Email: nexusmail at this Web site address
Last Modification: February 2, 2003
"If you seek a pleasant planetary system, look about you"
Welcome to the Encyclopedia of Suns! Many people are interested in astronomical research that touches on the relationship between astronomy and biology, or at least the possibility of biology on planets other than Earth. The popularity of research efforts such as the Search for Extraterrestrial Intelligence (SETI) and extrasolar planet discovery, especially among the public, shows how strong a hold these ideas have.
Every planet hunter and SETI observer has a favorite list of Sunlike "target stars": stars analyzed in detail for evidence of planets or potential alien radio or optical signals. Despite the enormous popularity of these programs, relatively little information on the target stars (or ones similar to them) is readily available, except when strong evidence for a planet has been found.

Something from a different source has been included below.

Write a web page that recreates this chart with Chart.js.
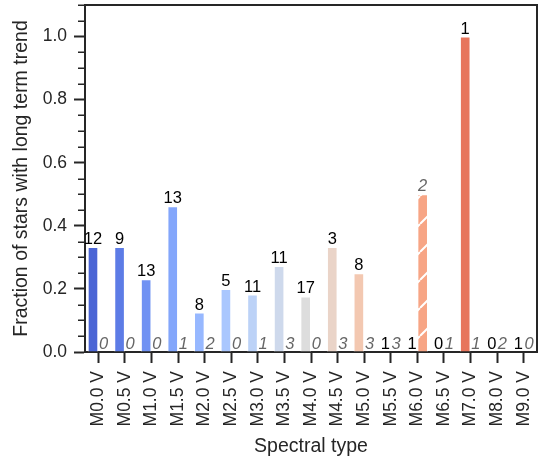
<!DOCTYPE html>
<html>
<head>
<meta charset="utf-8">
<script src="https://cdn.jsdelivr.net/npm/chart.js@4.4.0/dist/chart.umd.min.js"></script>
<style>
  html, body { margin: 0; padding: 0; background: #fff; }
</style>
</head>
<body>
<canvas id="grafico" width="544" height="459"></canvas>
<script>
const tipos = ['M0.0 V', 'M0.5 V', 'M1.0 V', 'M1.5 V', 'M2.0 V', 'M2.5 V', 'M3.0 V', 'M3.5 V', 'M4.0 V',
  'M4.5 V', 'M5.0 V', 'M5.5 V', 'M6.0 V', 'M6.5 V', 'M7.0 V', 'M8.0 V', 'M9.0 V'];
// fraccion con tendencia (barras llenas) y su numero de estrellas
const fraccion = [0.333, 0.333, 0.231, 0.462, 0.125, 0.2, 0.182, 0.273, 0.176, 0.333, 0.25, 0, 0, 0, 1.0, 0, 0];
const conteo = [12, 9, 13, 13, 8, 5, 11, 11, 17, 3, 8, 1, 1, 0, 1, 0, 1];
// segunda serie (barras rayadas, etiquetas grises)
const fraccionRayada = [0, 0, 0, 0, 0, 0, 0, 0, 0, 0, 0, 0, 0.5, 0, 0, 0, 0];
const conteoRayado = [0, 0, 0, 1, 2, 0, 1, 3, 0, 3, 3, 3, 2, 1, 1, 2, 0];
const colores = ['#4b65d5', '#5d7ce6', '#7092f3', '#83a6fb', '#97b8ff', '#aac7fe', '#bcd2f7', '#ced9ec', '#dddddd',
  '#ead4c8', '#f3c8b1', '#f7b89b', '#f7a585', '#f18e70', '#e7755c', '#da5948', '#c83936'];
const yTicks = [0, 0.2, 0.4, 0.6, 0.8, 1.0];
const yMenores = [0.05, 0.1, 0.15, 0.25, 0.3, 0.35, 0.45, 0.5, 0.55, 0.65, 0.7, 0.75, 0.85, 0.9, 0.95, 1.05, 1.1];

const fuente = '"Liberation Sans", Arial, sans-serif';
const tinta = '#262626';

function rayado(color) {
  const c = document.createElement('canvas');
  c.width = 28; c.height = 28;
  const g = c.getContext('2d');
  g.fillStyle = color;
  g.fillRect(0, 0, 28, 28);
  g.strokeStyle = '#fff';
  g.lineWidth = 2;
  g.beginPath();
  for (const k of [-28, 0, 28]) {
    g.moveTo(k, 28);
    g.lineTo(k + 28, 0);
  }
  g.stroke();
  return g.createPattern(c, 'repeat');
}

const etiquetas = {
  id: 'etiquetas',
  afterDatasetsDraw(chart) {
    const ctx = chart.ctx;
    ctx.save();
    ctx.textAlign = 'center';
    ctx.textBaseline = 'alphabetic';
    ctx.font = '16.5px ' + fuente;
    ctx.fillStyle = '#000';
    chart.getDatasetMeta(0).data.forEach((bar, i) => {
      ctx.fillText(conteo[i], bar.x, bar.y - 3);
    });
    ctx.font = 'italic 16.5px ' + fuente;
    ctx.fillStyle = '#666';
    chart.getDatasetMeta(1).data.forEach((bar, i) => {
      ctx.fillText(conteoRayado[i], bar.x, bar.y - 3);
    });
    ctx.restore();
  }
};

const marco = {
  id: 'marco',
  afterDraw(chart) {
    const ctx = chart.ctx;
    const a = chart.chartArea;
    const y = chart.scales.y;
    ctx.save();
    ctx.strokeStyle = tinta;
    // marcas menores del eje y
    ctx.lineWidth = 1.5;
    ctx.beginPath();
    yMenores.forEach(v => {
      const py = Math.round(y.getPixelForValue(v)) + 0.25;
      ctx.moveTo(a.left - 7, py);
      ctx.lineTo(a.left, py);
    });
    ctx.stroke();
    // bordes superior y derecho
    ctx.lineWidth = 2;
    ctx.beginPath();
    ctx.moveTo(a.left - 1, a.top);
    ctx.lineTo(a.right, a.top);
    ctx.lineTo(a.right, a.bottom + 1);
    ctx.stroke();
    ctx.restore();
  }
};

new Chart(document.getElementById('grafico'), {
  type: 'bar',
  data: {
    labels: tipos,
    datasets: [
      {
        data: fraccion,
        backgroundColor: colores,
        borderColor: '#fff',
        borderWidth: 1,
        categoryPercentage: 0.8,
        barPercentage: 1.0
      },
      {
        data: fraccionRayada,
        backgroundColor: colores.map(rayado),
        borderColor: '#fff',
        borderWidth: 1,
        categoryPercentage: 0.8,
        barPercentage: 1.0
      }
    ]
  },
  options: {
    responsive: false,
    animation: false,
    devicePixelRatio: 1,
    layout: { padding: { top: 5, right: 7, left: 0, bottom: 0 } },
    plugins: {
      legend: { display: false },
      tooltip: { enabled: false }
    },
    scales: {
      x: {
        offset: true,
        grid: { offset: false, drawOnChartArea: false, tickLength: 11, tickWidth: 2, tickColor: tinta },
        border: { color: tinta, width: 2 },
        ticks: { color: tinta, minRotation: 90, maxRotation: 90, padding: 8, font: { family: fuente, size: 17.5 } },
        title: { display: true, text: 'Spectral type', color: tinta, padding: { top: 0, bottom: 1 }, font: { family: fuente, size: 19.5 } },
        afterFit(scale) {
          scale.height = 107;
          scale.paddingLeft = 0;
          scale.paddingRight = 0;
        }
      },
      y: {
        min: 0,
        max: 1.1,
        afterBuildTicks(scale) { scale.ticks = yTicks.map(v => ({ value: v })); },
        grid: { drawOnChartArea: false, tickLength: 11, tickWidth: 2, tickColor: tinta },
        border: { color: tinta, width: 2 },
        ticks: { color: tinta, padding: 7, font: { family: fuente, size: 17.5 }, callback: v => Number(v).toFixed(1) },
        title: { display: true, text: 'Fraction of stars with long term trend', color: tinta, padding: { top: 10, bottom: 0 }, font: { family: fuente, size: 19.5 } },
        afterFit(scale) {
          scale.width = 85;
          scale.paddingTop = 0;
          scale.paddingBottom = 0;
        }
      }
    }
  },
  plugins: [etiquetas, marco]
});
</script>
</body>
</html>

This is where the Encyclopedia of Suns comes in. I've not only identified which stars near the Sun are, overall, highly Sunlike, I've also added other information that's not always apparent: the star's brightness compared to the Sun's, any planets or companion stars, and chemical composition information (if you want Earthlike planets, it helps to have stuff like iron and silicon, as well as hydrogen and helium). The Encyclopedia of Suns contains all of this information, whenever it's available, as well as star charts showing the location of each star in Earth's sky. With the Encyclopedia and some knowledge of the night sky, you can go out and find many of these stars yourself!
Currently, the Encyclopedia of Suns contains over 100 stars within 50 light years (15.3 parsecs) from the Sun. It contains all stars within that distance that meet specific criteria for being plausible locations for Earthlike planets. It also has some stars outside the 50 light year limit: those that are not only Sunlike, but which also have one or more planets orbiting them.